━━━━━ Input material

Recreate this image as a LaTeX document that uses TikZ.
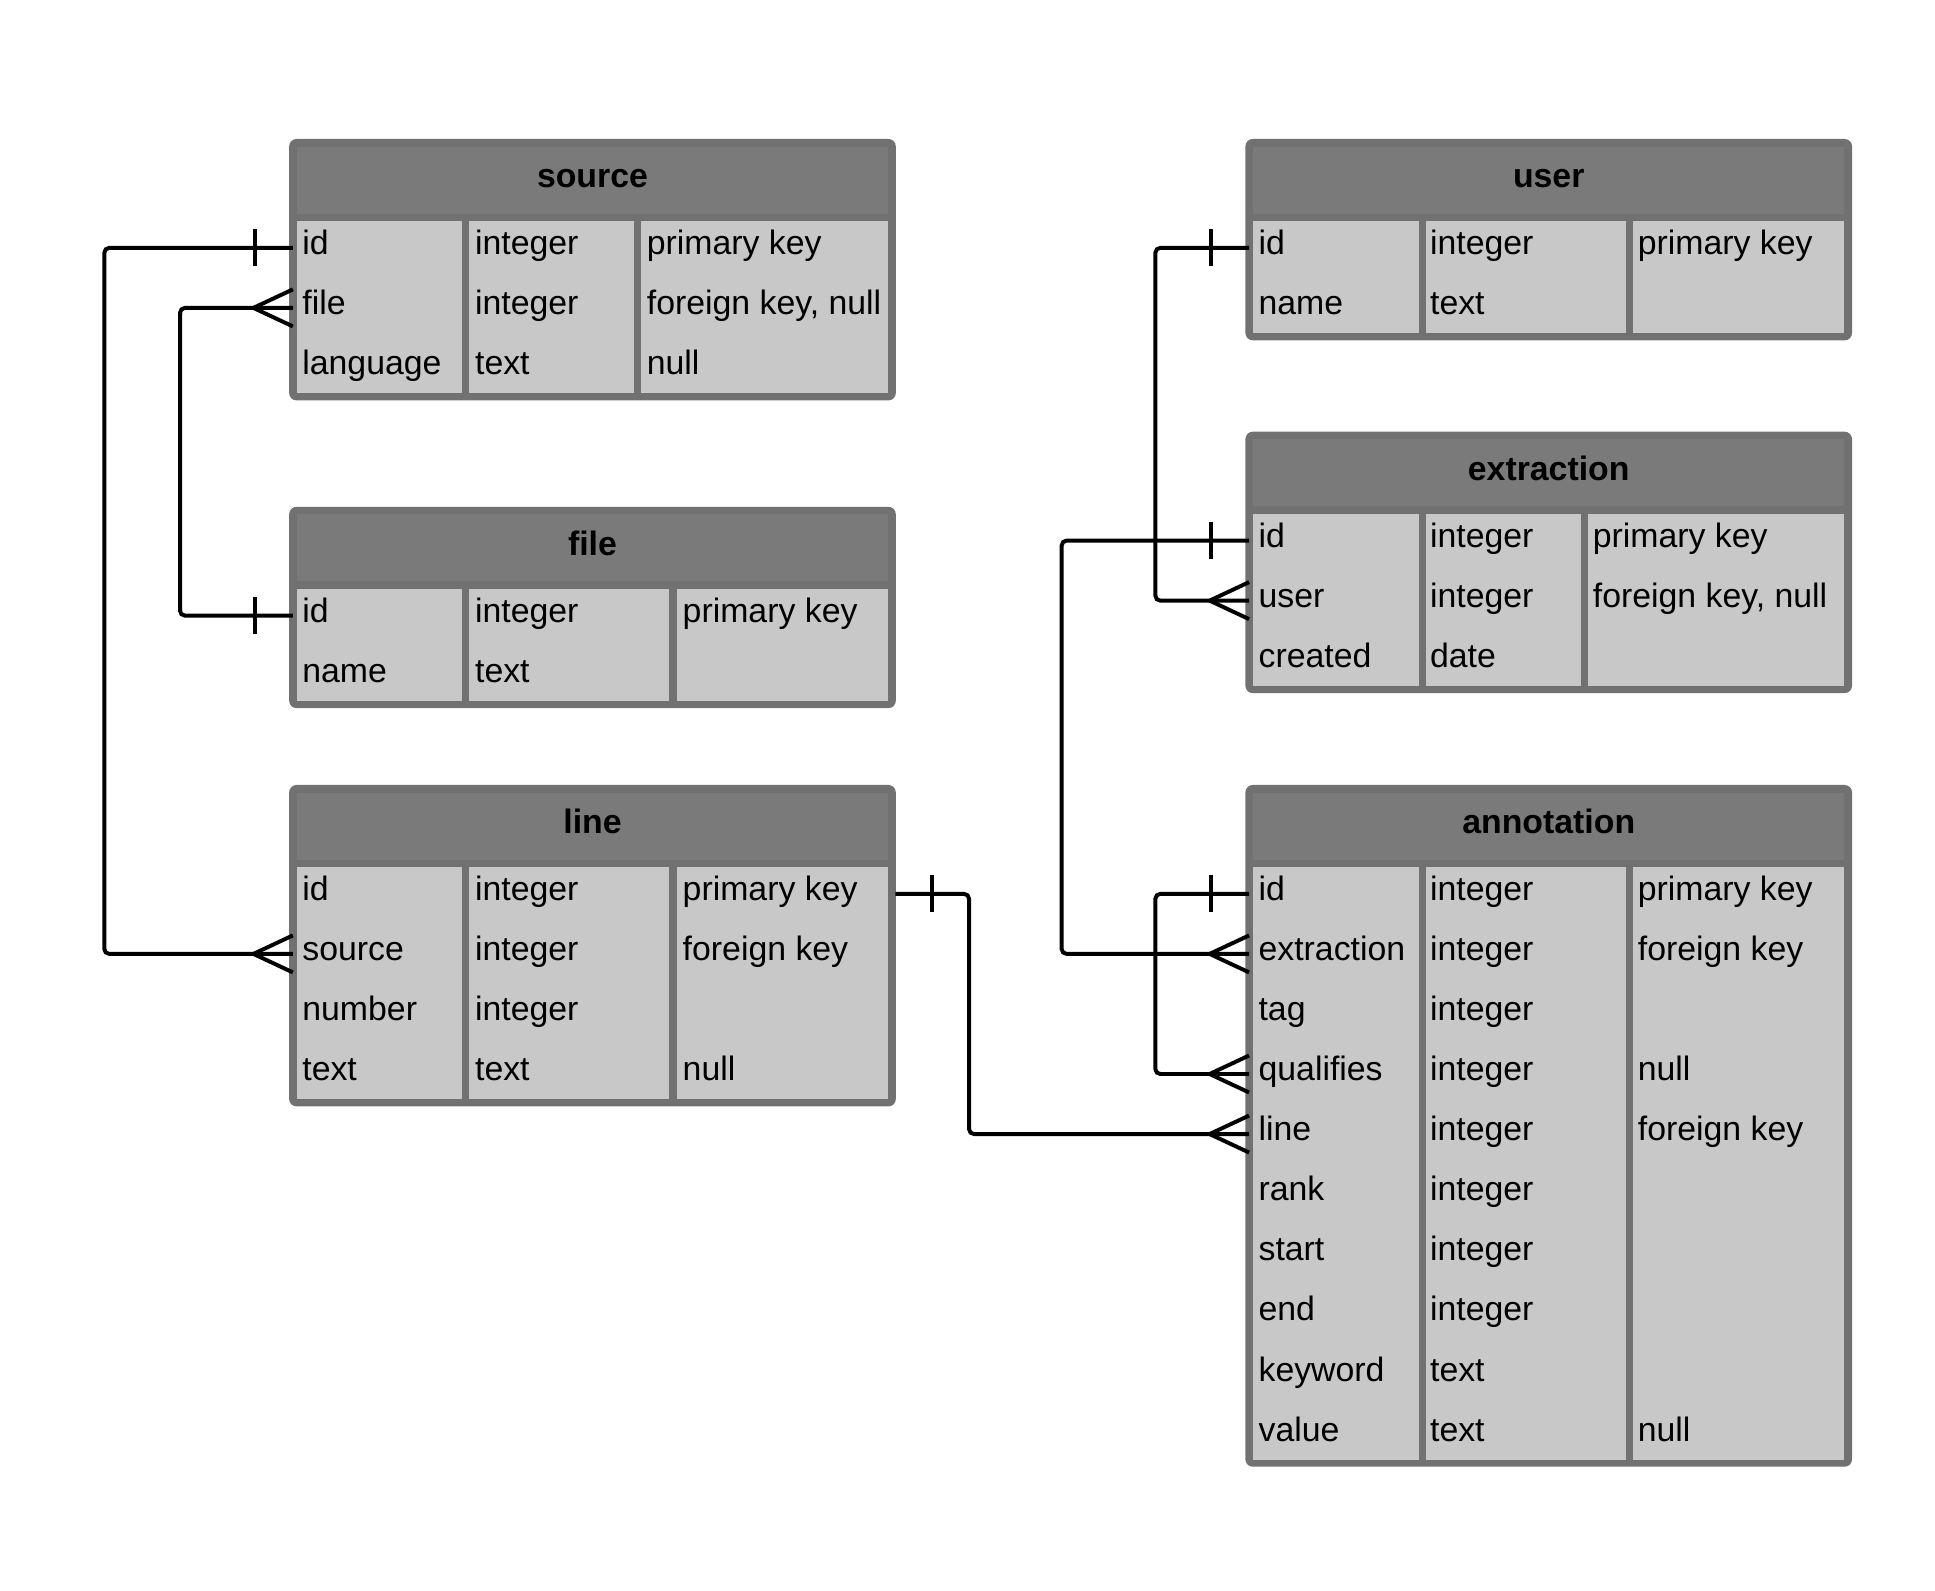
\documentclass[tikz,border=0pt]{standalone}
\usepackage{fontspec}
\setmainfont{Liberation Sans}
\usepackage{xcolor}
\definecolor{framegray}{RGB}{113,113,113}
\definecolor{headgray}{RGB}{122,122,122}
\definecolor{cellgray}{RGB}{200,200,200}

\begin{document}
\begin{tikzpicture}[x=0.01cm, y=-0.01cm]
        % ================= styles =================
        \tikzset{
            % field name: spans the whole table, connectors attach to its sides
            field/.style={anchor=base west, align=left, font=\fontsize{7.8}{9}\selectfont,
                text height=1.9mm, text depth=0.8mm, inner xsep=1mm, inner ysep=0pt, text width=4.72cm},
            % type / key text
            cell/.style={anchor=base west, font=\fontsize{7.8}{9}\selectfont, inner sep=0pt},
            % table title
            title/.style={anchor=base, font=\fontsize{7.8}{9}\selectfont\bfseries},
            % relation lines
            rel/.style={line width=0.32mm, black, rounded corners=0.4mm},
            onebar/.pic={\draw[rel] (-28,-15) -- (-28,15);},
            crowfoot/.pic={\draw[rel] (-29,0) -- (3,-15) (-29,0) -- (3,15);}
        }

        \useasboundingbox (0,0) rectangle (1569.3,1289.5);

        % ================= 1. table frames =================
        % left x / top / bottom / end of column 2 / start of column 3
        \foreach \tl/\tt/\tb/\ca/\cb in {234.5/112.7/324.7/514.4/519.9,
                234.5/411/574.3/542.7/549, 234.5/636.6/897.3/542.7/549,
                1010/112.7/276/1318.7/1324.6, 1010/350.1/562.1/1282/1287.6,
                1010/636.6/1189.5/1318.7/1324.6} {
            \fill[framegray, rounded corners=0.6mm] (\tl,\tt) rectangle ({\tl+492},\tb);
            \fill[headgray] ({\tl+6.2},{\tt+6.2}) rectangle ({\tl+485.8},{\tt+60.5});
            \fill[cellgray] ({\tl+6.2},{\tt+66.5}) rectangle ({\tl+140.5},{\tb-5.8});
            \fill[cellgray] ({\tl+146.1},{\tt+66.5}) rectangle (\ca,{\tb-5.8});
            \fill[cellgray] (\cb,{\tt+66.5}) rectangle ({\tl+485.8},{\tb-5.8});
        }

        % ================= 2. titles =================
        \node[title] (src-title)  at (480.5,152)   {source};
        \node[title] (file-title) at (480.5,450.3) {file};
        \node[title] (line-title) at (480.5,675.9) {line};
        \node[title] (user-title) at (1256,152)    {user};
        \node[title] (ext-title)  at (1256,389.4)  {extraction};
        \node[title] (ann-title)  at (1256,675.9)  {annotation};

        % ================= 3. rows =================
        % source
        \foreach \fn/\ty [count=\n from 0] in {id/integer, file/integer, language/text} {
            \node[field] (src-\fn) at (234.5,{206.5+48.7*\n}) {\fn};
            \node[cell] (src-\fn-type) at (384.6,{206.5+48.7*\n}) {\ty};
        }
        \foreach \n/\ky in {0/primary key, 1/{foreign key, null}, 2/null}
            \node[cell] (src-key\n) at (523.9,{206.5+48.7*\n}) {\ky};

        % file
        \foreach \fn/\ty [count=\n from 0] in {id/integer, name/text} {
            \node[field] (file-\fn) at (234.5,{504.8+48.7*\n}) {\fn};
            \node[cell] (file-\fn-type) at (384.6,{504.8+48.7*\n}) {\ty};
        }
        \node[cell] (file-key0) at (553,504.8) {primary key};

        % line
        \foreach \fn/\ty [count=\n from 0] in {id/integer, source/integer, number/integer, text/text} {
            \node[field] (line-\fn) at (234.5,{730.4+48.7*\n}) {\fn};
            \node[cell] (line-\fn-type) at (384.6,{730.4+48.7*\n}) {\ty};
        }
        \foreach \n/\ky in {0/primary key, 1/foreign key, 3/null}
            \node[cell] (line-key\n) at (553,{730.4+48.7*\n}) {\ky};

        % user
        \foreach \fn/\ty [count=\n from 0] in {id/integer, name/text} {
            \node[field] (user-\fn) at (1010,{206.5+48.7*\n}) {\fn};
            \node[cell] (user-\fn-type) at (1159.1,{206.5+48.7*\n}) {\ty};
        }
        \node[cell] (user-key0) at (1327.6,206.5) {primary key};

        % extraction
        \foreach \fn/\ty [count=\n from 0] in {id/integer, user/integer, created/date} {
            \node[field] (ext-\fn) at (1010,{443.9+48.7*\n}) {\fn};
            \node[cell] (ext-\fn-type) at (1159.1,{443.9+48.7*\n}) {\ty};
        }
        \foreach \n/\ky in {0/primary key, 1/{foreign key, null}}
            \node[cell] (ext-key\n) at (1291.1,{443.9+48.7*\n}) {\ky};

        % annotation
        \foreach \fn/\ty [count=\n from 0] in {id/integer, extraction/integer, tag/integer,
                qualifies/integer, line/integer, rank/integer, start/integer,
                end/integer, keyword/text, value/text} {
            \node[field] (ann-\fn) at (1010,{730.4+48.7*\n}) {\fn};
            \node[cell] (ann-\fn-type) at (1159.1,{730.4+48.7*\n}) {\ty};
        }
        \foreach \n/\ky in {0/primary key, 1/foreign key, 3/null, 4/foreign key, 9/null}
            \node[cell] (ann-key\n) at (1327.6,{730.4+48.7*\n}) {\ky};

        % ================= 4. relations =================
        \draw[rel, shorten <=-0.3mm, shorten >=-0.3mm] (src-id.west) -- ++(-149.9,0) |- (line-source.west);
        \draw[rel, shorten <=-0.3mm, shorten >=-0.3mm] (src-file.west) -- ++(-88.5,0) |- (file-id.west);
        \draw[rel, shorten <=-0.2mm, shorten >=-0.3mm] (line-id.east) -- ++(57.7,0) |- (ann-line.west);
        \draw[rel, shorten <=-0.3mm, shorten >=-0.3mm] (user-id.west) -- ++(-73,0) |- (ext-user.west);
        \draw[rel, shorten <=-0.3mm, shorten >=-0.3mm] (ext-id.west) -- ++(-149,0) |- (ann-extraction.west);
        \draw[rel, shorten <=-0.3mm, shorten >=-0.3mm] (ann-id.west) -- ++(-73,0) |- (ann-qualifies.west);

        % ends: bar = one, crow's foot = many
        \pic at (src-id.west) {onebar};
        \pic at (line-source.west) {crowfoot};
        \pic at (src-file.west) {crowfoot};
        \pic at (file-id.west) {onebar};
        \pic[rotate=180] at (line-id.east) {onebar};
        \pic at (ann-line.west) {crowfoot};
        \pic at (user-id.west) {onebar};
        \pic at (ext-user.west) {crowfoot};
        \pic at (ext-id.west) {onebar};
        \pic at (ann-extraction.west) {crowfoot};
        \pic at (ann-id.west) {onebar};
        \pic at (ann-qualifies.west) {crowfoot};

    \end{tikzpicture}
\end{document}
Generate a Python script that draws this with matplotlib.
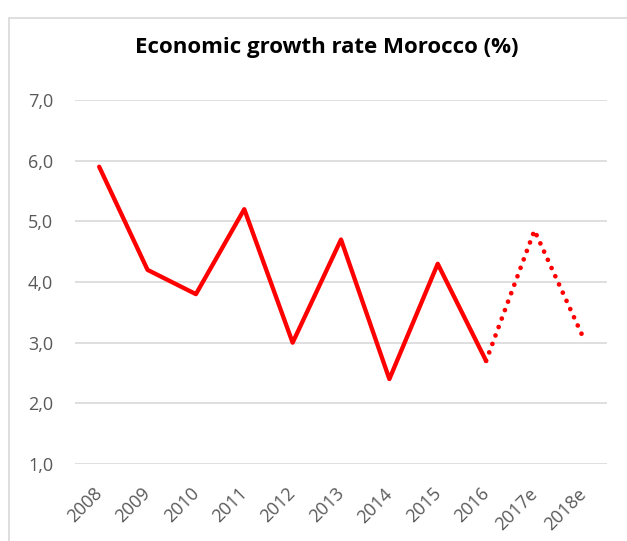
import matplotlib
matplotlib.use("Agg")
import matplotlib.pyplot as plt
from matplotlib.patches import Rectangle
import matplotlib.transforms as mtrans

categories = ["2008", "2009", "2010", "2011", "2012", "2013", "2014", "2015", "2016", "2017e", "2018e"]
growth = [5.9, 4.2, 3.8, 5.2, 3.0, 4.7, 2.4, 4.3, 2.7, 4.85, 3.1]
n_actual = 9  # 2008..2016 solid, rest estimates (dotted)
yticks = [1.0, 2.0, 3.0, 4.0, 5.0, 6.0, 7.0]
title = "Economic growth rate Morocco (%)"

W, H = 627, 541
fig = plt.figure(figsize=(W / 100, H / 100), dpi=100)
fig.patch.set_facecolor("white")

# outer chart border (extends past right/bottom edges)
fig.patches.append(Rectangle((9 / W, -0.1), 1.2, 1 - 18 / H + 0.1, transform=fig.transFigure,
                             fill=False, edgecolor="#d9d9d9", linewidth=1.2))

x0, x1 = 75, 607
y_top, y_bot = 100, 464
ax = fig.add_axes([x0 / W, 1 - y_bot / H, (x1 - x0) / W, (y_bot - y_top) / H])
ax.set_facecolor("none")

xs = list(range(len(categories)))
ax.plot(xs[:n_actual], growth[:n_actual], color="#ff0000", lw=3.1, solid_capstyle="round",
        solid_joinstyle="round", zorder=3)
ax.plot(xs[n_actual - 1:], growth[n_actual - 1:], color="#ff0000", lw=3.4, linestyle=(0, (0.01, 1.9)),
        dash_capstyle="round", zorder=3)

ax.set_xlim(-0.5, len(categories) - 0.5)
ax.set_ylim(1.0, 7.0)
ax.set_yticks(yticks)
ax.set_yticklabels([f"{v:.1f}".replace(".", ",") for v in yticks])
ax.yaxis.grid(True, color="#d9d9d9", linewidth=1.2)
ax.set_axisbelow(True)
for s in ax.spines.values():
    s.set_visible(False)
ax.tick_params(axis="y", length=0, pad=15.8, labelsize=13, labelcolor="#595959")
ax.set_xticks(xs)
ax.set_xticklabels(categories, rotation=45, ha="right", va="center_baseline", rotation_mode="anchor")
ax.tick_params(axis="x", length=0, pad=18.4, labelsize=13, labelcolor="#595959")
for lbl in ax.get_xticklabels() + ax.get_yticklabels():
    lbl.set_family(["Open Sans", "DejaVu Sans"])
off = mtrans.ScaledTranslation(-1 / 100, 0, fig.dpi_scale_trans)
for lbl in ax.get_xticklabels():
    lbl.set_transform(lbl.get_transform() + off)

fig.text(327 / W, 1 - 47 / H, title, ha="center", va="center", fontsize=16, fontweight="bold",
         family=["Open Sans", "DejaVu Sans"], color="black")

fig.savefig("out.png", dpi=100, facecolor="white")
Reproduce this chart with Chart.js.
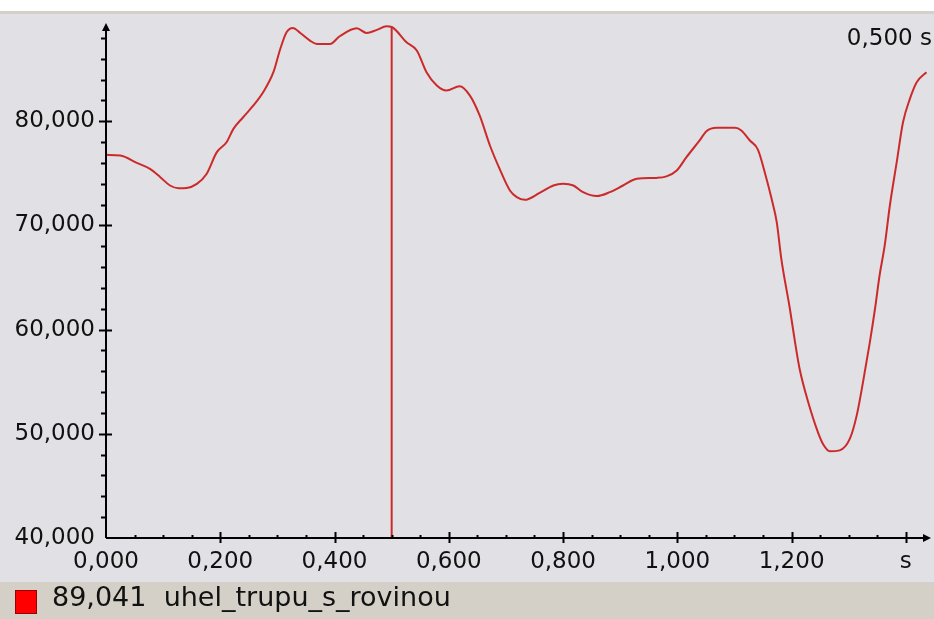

━━━━━━━━━━

Given task: Which lines hold the word "chart"? Copy each of them from the records.

Written solution:
# outer chart border (extends past right/bottom edges)
Reproduce this chart with Chart.js.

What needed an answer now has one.